## Aim
Output solely the number of lines containing the string "this".
======== Data listing ========
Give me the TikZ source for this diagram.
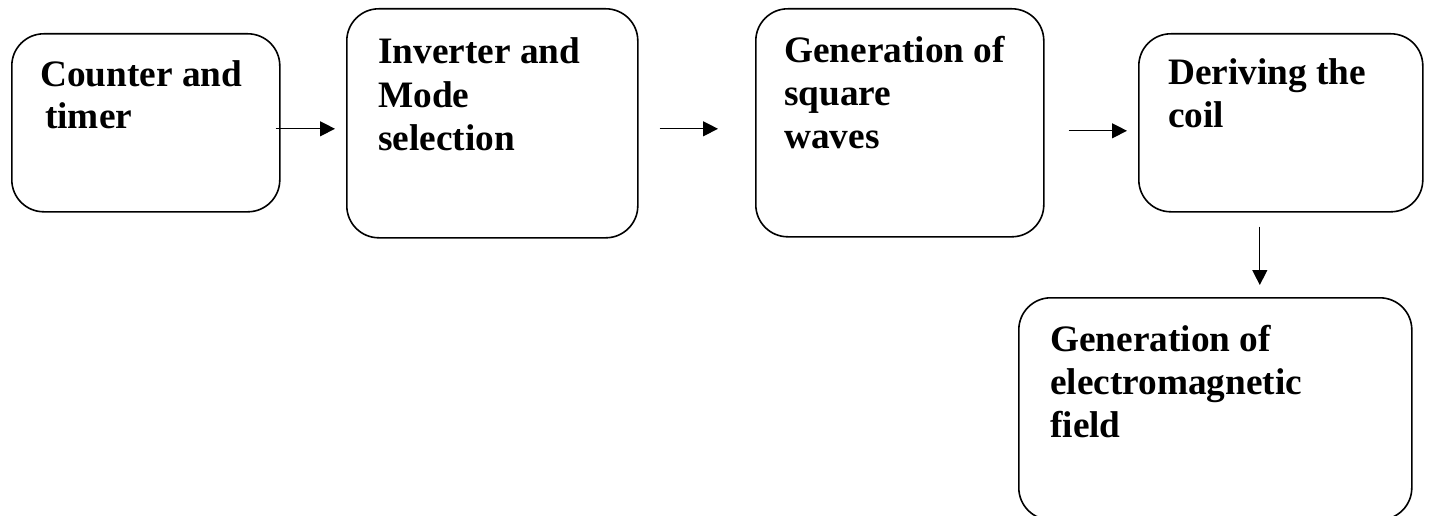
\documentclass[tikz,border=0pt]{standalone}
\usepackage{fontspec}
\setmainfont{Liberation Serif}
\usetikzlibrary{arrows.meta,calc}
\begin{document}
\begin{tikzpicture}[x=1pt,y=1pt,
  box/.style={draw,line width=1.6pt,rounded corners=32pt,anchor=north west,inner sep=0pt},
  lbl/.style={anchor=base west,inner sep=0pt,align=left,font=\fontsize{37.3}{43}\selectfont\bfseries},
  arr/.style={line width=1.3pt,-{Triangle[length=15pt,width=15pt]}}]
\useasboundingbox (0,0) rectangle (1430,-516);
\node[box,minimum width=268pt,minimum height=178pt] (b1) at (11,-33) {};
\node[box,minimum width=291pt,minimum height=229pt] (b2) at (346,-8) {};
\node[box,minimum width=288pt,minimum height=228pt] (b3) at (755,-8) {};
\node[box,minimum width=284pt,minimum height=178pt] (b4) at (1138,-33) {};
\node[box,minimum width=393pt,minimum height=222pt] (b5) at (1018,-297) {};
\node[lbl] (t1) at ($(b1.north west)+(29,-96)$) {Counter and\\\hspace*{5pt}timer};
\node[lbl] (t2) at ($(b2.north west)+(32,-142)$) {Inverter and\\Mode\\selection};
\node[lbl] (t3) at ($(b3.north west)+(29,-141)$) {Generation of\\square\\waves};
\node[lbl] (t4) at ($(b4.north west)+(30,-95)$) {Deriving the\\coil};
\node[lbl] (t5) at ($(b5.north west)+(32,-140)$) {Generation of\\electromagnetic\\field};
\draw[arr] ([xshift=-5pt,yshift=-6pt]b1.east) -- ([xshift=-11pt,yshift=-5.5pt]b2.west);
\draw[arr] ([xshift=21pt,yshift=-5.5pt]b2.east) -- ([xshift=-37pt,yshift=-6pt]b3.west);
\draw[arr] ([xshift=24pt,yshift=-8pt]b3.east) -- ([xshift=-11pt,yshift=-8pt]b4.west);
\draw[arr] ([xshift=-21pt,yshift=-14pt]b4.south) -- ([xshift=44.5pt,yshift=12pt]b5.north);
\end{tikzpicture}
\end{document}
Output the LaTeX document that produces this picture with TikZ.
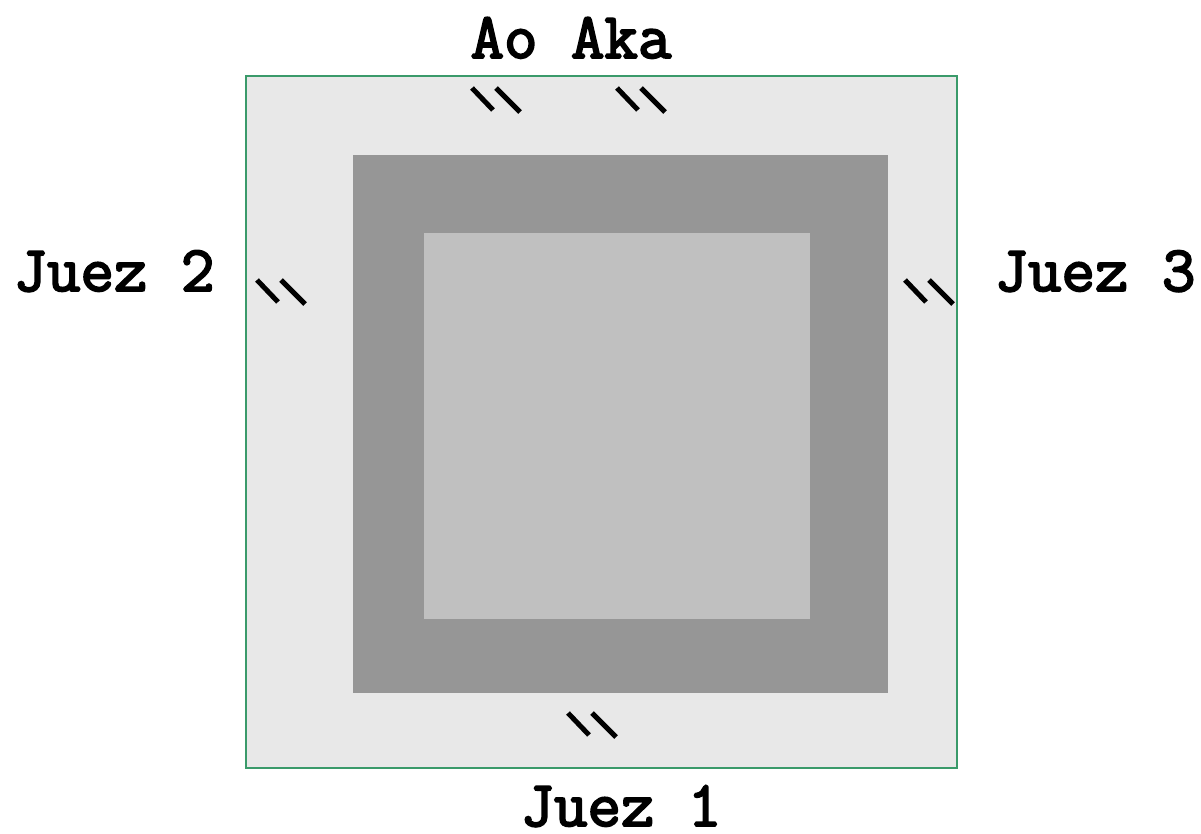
========
======== Data listing ========
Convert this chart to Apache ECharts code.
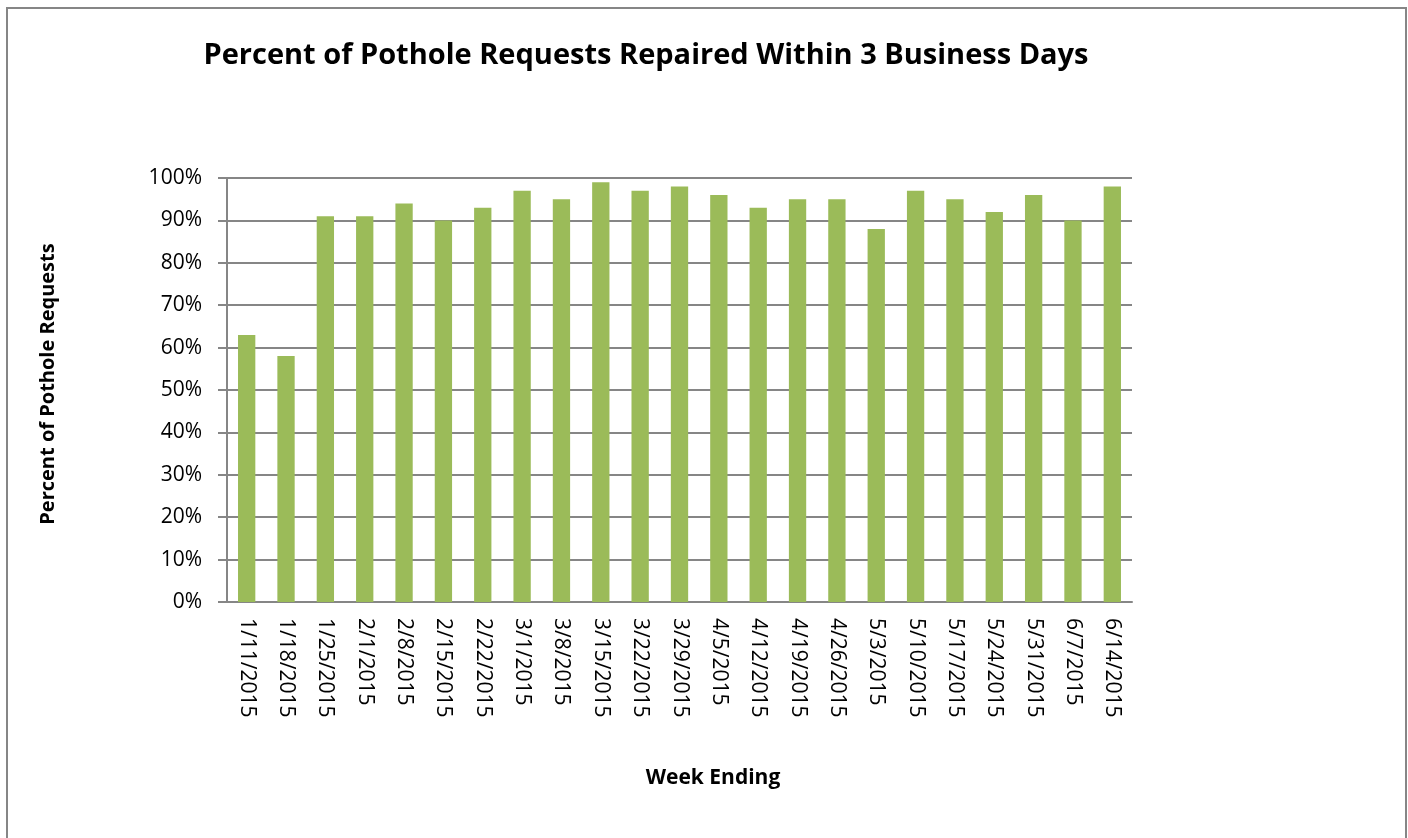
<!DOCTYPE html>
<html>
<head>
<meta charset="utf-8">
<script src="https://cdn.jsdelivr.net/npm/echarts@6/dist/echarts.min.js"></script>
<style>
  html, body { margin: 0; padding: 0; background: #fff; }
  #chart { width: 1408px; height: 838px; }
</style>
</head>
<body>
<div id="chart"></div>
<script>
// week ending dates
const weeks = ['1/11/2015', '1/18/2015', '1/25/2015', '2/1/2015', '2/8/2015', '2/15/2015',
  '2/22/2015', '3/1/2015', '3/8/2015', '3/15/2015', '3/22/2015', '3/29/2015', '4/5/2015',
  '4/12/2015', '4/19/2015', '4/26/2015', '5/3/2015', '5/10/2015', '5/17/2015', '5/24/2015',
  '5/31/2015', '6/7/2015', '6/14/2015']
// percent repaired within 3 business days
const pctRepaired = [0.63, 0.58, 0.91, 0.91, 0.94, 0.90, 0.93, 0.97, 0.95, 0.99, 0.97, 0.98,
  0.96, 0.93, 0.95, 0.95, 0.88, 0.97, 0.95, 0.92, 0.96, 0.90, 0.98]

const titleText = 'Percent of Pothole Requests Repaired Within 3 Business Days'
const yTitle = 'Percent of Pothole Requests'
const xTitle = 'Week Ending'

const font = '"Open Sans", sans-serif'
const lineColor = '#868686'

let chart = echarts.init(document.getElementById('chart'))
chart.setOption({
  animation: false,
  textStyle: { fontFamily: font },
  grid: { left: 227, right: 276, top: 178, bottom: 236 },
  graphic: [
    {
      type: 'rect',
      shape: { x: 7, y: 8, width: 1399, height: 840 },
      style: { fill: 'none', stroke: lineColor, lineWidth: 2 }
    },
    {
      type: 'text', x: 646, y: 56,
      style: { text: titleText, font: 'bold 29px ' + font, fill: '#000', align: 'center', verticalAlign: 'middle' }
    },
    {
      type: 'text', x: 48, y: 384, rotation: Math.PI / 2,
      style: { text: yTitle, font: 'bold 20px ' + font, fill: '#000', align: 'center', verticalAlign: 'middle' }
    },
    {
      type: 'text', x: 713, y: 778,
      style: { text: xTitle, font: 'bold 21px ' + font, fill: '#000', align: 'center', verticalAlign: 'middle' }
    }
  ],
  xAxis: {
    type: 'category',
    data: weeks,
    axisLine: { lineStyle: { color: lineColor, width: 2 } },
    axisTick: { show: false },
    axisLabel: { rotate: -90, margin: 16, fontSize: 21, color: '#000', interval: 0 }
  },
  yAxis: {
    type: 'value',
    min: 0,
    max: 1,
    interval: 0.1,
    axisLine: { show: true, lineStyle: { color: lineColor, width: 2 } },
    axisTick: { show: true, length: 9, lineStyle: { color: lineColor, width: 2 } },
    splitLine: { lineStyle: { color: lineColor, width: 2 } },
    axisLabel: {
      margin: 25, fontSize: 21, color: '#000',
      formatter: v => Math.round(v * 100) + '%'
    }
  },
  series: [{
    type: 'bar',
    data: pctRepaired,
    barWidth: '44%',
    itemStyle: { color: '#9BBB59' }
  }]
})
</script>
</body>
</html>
========
## Problem solution
3